The appellant contends that, on four occasions, the chancellor erroneously sustained objections to questions asked by the appellant's attorney. The first instance involved testimony given by Vera's daughter-in-law concerning a series of strokes Vera suffered just prior to her death. The appellant's attorney attempted to elicit testimony fixing the period of time in which the strokes took place; when the witness began to answer on the basis of what Vera had told her about the strokes, the appellee made a hearsay objection which the chancellor sustained. A second hearsay objection was sustained when the same witness attempted to testify about the oral agreement to make reciprocal wills, based on discussions she had heard between Horace Hamilton, Vera Hamilton, and James Hamilton. The testimony of Ruth Hickey concerning Horace and Vera's intentions to make wills leaving their real property to James was also excluded by the chancellor on hearsay grounds. Finally, the chancellor sustained a hearsay objection to the testimony of Bessie Clevenger, concerning statements made in her presence by Horace and Vera at the time the wills were executed.

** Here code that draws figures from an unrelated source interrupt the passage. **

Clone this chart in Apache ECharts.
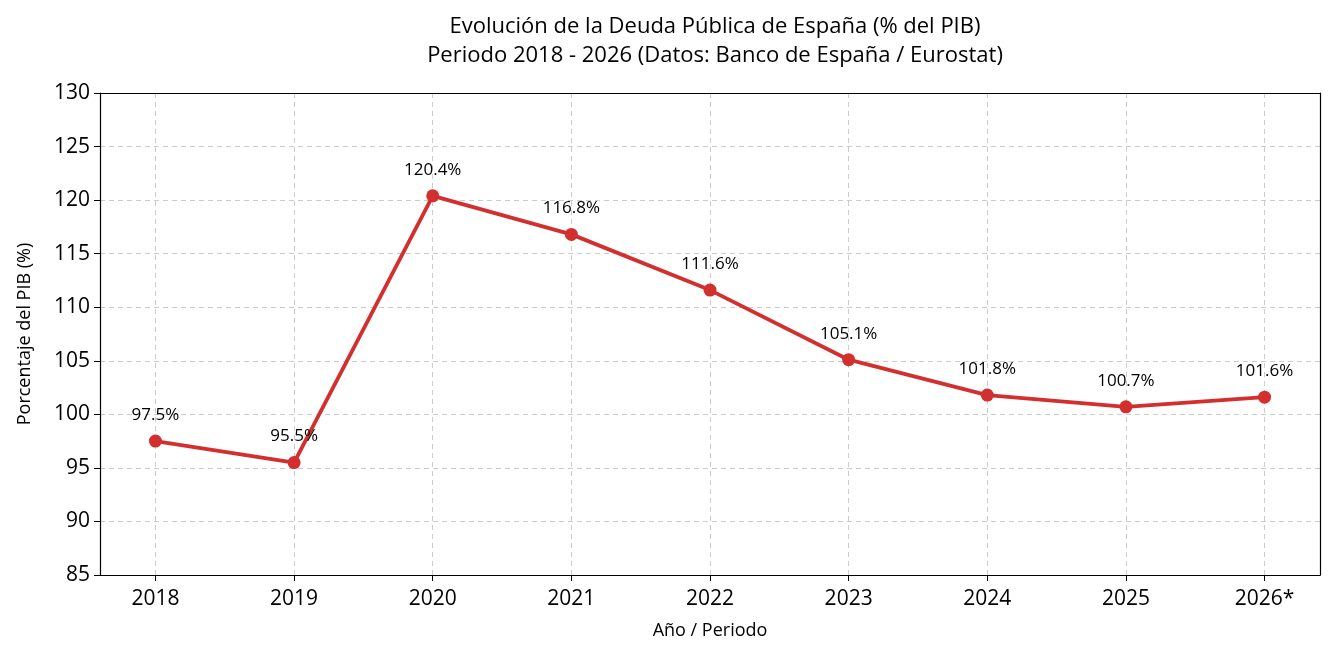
<!DOCTYPE html>
<html>
  <head>
    <meta charset="utf-8" />
    <style>
        html, body {margin: 0; padding: 0; background: #fff;}
        #chart {width: 1335px; height: 656px;}
    </style>
    <script src="https://cdn.jsdelivr.net/npm/echarts@6.0.0/dist/echarts.min.js"></script>
  </head>
  <body>
    <div id="chart"></div>
    <script type="text/javascript">
         var years = ['2018', '2019', '2020', '2021', '2022', '2023', '2024', '2025', '2026*'];
         var debt = [97.5, 95.5, 120.4, 116.8, 111.6, 105.1, 101.8, 100.7, 101.6];
         var yTicks = [85, 90, 95, 100, 105, 110, 115, 120, 125, 130];

         var fontName = 'Open Sans';
         var tickPos = years.map(function (y, i) { return i; });
         var points = debt.map(function (v, i) { return [i, v]; });
         var dashGrid = {show: true, lineStyle: {type: [5, 4], color: '#cccccc', width: 1}};
         var blackLine = {show: true, onZero: false, lineStyle: {color: '#000', width: 1.2}};

         var chart = echarts.init(document.getElementById('chart'));

         var option = {
           animation: false,
           textStyle: {fontFamily: fontName},
           title: {
             text: 'Evolución de la Deuda Pública de España (% del PIB)\nPeriodo 2018 - 2026 (Datos: Banco de España / Eurostat)',
             left: 710,
             textAlign: 'center',
             top: 7,
             textStyle: {fontSize: 22, fontWeight: 'normal', color: '#000', lineHeight: 29, fontFamily: fontName}
           },
           grid: {
             left: 100, right: 15, top: 93, bottom: 81,
             containLabel: false
           },
           xAxis: [{
             type: 'value',
             min: -0.4,
             max: 8.4,
             name: 'Año / Periodo',
             nameLocation: 'middle',
             nameGap: 47,
             nameTextStyle: {fontSize: 18, color: '#000', fontFamily: fontName},
             axisLine: blackLine,
             axisTick: {show: true, customValues: tickPos, length: 6, lineStyle: {color: '#000'}},
             axisLabel: {
               customValues: tickPos,
               fontSize: 21, color: '#000', margin: 14, fontFamily: fontName,
               formatter: function (v) { return years[Math.round(v)]; }
             },
             splitLine: dashGrid
           }, {
             type: 'value',
             position: 'top',
             min: -0.4,
             max: 8.4,
             axisLine: blackLine,
             axisTick: {show: false},
             axisLabel: {show: false},
             splitLine: {show: false}
           }],
           yAxis: [{
             type: 'value',
             min: 85,
             max: 130,
             interval: 5,
             name: 'Porcentaje del PIB (%)',
             nameLocation: 'middle',
             nameGap: 66,
             nameTextStyle: {fontSize: 18, color: '#000', fontFamily: fontName},
             axisLine: blackLine,
             axisTick: {show: true, length: 6, lineStyle: {color: '#000'}},
             axisLabel: {
               fontSize: 21, color: '#000', margin: 10, fontFamily: fontName,
               formatter: function (v) { return yTicks.indexOf(v) >= 0 ? String(v) : ''; }
             },
             splitLine: dashGrid
           }, {
             type: 'value',
             position: 'right',
             min: 85,
             max: 130,
             axisLine: blackLine,
             axisTick: {show: false},
             axisLabel: {show: false},
             splitLine: {show: false}
           }],
           series: [
             {
               name: 'Deuda',
               type: 'line',
               data: points,
               symbol: 'circle',
               symbolSize: 13,
               itemStyle: {color: '#d32f2f'},
               lineStyle: {color: '#d32f2f', width: 3.8},
               label: {
                 show: true,
                 position: 'top',
                 distance: 11,
                 fontSize: 17,
                 color: '#000',
                 fontFamily: fontName,
                 formatter: function (p) { return p.value[1].toFixed(1) + '%'; }
               }
             }
           ]
         };

         chart.setOption(option);
    </script>
  </body>
</html>
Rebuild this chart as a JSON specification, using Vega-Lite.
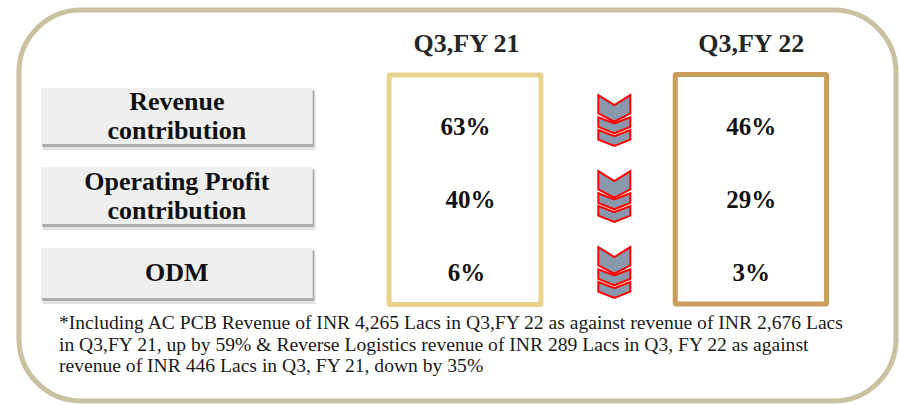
{
  "$schema": "https://vega.github.io/schema/vega-lite/v6.json",
  "width": 899,
  "height": 405,
  "autosize": {"type": "fit", "contains": "padding"},
  "padding": 0,
  "background": "white",
  "config": {"view": {"stroke": null}},
  "datasets": {
    "frame": [{"x": 19, "x2": 897, "y": 10, "y2": 401}],
    "metrics": [
      {"metric": "Revenue contribution", "x": 41, "x2": 313, "y": 88, "y2": 144},
      {"metric": "Operating Profit contribution", "x": 41, "x2": 313, "y": 167, "y2": 224},
      {"metric": "ODM", "x": 41, "x2": 313, "y": 248, "y2": 298}
    ],
    "metricText": [
      {"text": "Revenue", "x": 177, "y": 102},
      {"text": "contribution", "x": 177, "y": 131},
      {"text": "Operating Profit", "x": 177, "y": 182},
      {"text": "contribution", "x": 177, "y": 211},
      {"text": "ODM", "x": 177, "y": 273}
    ],
    "periods": [
      {"period": "Q3,FY 21", "x": 389.5, "x2": 541.5, "y": 75, "y2": 304.5},
      {"period": "Q3,FY 22", "x": 676, "x2": 827.5, "y": 74.5, "y2": 304}
    ],
    "headers": [
      {"period": "Q3,FY 21", "x": 467, "y": 44},
      {"period": "Q3,FY 22", "x": 752, "y": 44}
    ],
    "values": [
      {"metric": "Revenue contribution", "period": "Q3,FY 21", "value": 0.63, "x": 466, "y": 127},
      {"metric": "Operating Profit contribution", "period": "Q3,FY 21", "value": 0.40, "x": 471, "y": 200},
      {"metric": "ODM", "period": "Q3,FY 21", "value": 0.06, "x": 467, "y": 273},
      {"metric": "Revenue contribution", "period": "Q3,FY 22", "value": 0.46, "x": 752, "y": 127},
      {"metric": "Operating Profit contribution", "period": "Q3,FY 22", "value": 0.29, "x": 752, "y": 200},
      {"metric": "ODM", "period": "Q3,FY 22", "value": 0.03, "x": 752, "y": 273}
    ],
    "chevrons": [
      {"metric": "Revenue contribution", "kind": "big", "x": 615, "y": 108.4},
      {"metric": "Revenue contribution", "kind": "small", "x": 615, "y": 125.3},
      {"metric": "Revenue contribution", "kind": "small", "x": 615, "y": 138},
      {"metric": "Operating Profit contribution", "kind": "big", "x": 615, "y": 184.4},
      {"metric": "Operating Profit contribution", "kind": "small", "x": 615, "y": 201.3},
      {"metric": "Operating Profit contribution", "kind": "small", "x": 615, "y": 214},
      {"metric": "ODM", "kind": "big", "x": 615, "y": 260.4},
      {"metric": "ODM", "kind": "small", "x": 615, "y": 277.3},
      {"metric": "ODM", "kind": "small", "x": 615, "y": 290}
    ],
    "footnote": [
      {"text": "*Including AC PCB Revenue of INR 4,265 Lacs in Q3,FY 22 as against revenue of INR 2,676 Lacs", "x": 59, "y": 323},
      {"text": "in Q3,FY 21, up by 59% & Reverse Logistics revenue of INR 289 Lacs in Q3, FY 22 as against", "x": 59, "y": 344.5},
      {"text": "revenue of INR 446 Lacs in Q3, FY 21, down by 35%", "x": 59, "y": 366}
    ]
  },
  "encoding": {
    "x": {"field": "x", "type": "quantitative", "scale": {"domain": [0, 899], "nice": false, "zero": false}, "axis": null},
    "y": {"field": "y", "type": "quantitative", "scale": {"domain": [0, 405], "nice": false, "zero": false, "reverse": true}, "axis": null}
  },
  "layer": [
    {
      "data": {"name": "frame"},
      "mark": {"type": "rect", "cornerRadius": 62, "fill": "transparent", "stroke": "#c9c19f", "strokeWidth": 5},
      "encoding": {"x2": {"field": "x2"}, "y2": {"field": "y2"}}
    },
    {
      "data": {"name": "metrics"},
      "mark": {"type": "rect", "fill": "#c4c4c4", "opacity": 0.5, "xOffset": 2, "x2Offset": 3, "yOffset": 3, "y2Offset": 6},
      "encoding": {"x2": {"field": "x2"}, "y2": {"field": "y2"}}
    },
    {
      "data": {"name": "metrics"},
      "mark": {"type": "rect", "fill": "#8a8a8a", "opacity": 0.6, "xOffset": 1, "x2Offset": 1.5, "yOffset": 2, "y2Offset": 3},
      "encoding": {"x2": {"field": "x2"}, "y2": {"field": "y2"}}
    },
    {
      "data": {"name": "metrics"},
      "mark": {"type": "rect", "fill": "#efefef"},
      "encoding": {"x2": {"field": "x2"}, "y2": {"field": "y2"}}
    },
    {
      "data": {"name": "metricText"},
      "mark": {"type": "text", "font": "Liberation Serif", "fontSize": 26, "fontWeight": "bold", "color": "#111111", "align": "center", "baseline": "middle"},
      "encoding": {"text": {"field": "text", "type": "nominal"}}
    },
    {
      "data": {"name": "periods"},
      "mark": {"type": "rect", "fill": "transparent", "strokeWidth": 5, "cornerRadius": 1},
      "encoding": {
        "x2": {"field": "x2"},
        "y2": {"field": "y2"},
        "stroke": {"field": "period", "type": "nominal", "scale": {"domain": ["Q3,FY 21", "Q3,FY 22"], "range": ["#e8d28c", "#c99d5a"]}, "legend": null}
      }
    },
    {
      "data": {"name": "headers"},
      "mark": {"type": "text", "font": "Liberation Serif", "fontSize": 26, "fontWeight": "bold", "color": "#262626", "align": "center", "baseline": "middle"},
      "encoding": {"text": {"field": "period", "type": "nominal"}}
    },
    {
      "data": {"name": "values"},
      "mark": {"type": "text", "font": "Liberation Serif", "fontSize": 25, "fontWeight": "bold", "color": "#111111", "align": "center", "baseline": "middle"},
      "encoding": {"text": {"field": "value", "type": "quantitative", "format": ".0%"}}
    },
    {
      "data": {"name": "chevrons"},
      "transform": [{"filter": "datum.kind === 'small'"}],
      "mark": {"type": "point", "filled": true, "size": 1024, "shape": "M-1,-0.5 L0,-0.12 L1,-0.5 L1,0.1 L0,0.5 L-1,0.1 Z", "fill": "#8899ad", "fillOpacity": 1, "stroke": "#ff0000", "strokeWidth": 2, "opacity": 1}
    },
    {
      "data": {"name": "chevrons"},
      "transform": [{"filter": "datum.kind === 'big'"}],
      "mark": {"type": "point", "filled": true, "size": 1024, "shape": "M-1,-0.83 L0,-0.21 L1,-0.83 L1,0.31 L0,0.83 L-1,0.31 Z", "fill": "#8899ad", "fillOpacity": 1, "stroke": "#ff0000", "strokeWidth": 2, "opacity": 1}
    },
    {
      "data": {"name": "footnote"},
      "mark": {"type": "text", "font": "Liberation Serif", "fontSize": 19.6, "color": "#1a1a1a", "align": "left", "baseline": "middle"},
      "encoding": {"text": {"field": "text", "type": "nominal"}}
    }
  ]
}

[1-3] Rule 803(3) of the Arkansas Rules of Evidence provides that the hearsay rule does not exclude:
A statement of the declarant's then existing state of mind, emotion, sensation, or physical condition, such as intent, plan, motive, design, mental feeling, pain, and bodily health, but not including a statement of memory or belief to prove the fact remembered or believed unless it relates to the execution, revocation, identification, or terms of declarant's will.
The appellant did not proffer any of the excluded testimony. With respect to the questions concerning Vera's strokes and the agreement to make reciprocal wills, we are unable to determine from the context in which the questions were asked whether the evidence related to the wills per se or to other theories advanced by the appellant at trial. Under these circumstances, the chancellor's exclusion of the evidence cannot be considered error. Boykin v. State, 270 Ark. 284, 603 S.W.2d 911 (1980); A.R.E. 103(a)(2). However, it is apparent from the context of the question addressed to Bessie Clevenger concerning what was said when the wills were executed that the substance of the testimony, if permitted, would have concerned the intent and state of mind of the testators at the time the wills were executed. Moreover, at a prior bench conference concerning the exception to Rule 803(3) dealing with statements of memory or belief relating to the execution of a will, the appellant's attorney discussed at length the admissibility of testimony he would seek to introduce at trial. In this context, he stated that it was common knowledge among family members that the decedents had agreed to make wills leaving their real property to James Hamilton, and that he could demonstrate the existence of the agreement through third-party witnesses to the agreement who were not beneficiaries. In light of this bench conference and of Bessie Clevenger's testimony that she was Horace Hamilton's sister and that she was present when the wills were executed, we think that the proffer was sufficient and that the testimony was proper under Ark. R. Evid. 803(3), see Greenwood v. Wilson, 267 Ark. 68, 588 S.W.2d 701 (1979). We hold that the chancellor erred in excluding this testimony.
Reversed and remanded.
CORBIN, C.J., and MAYFIELD, J., agree.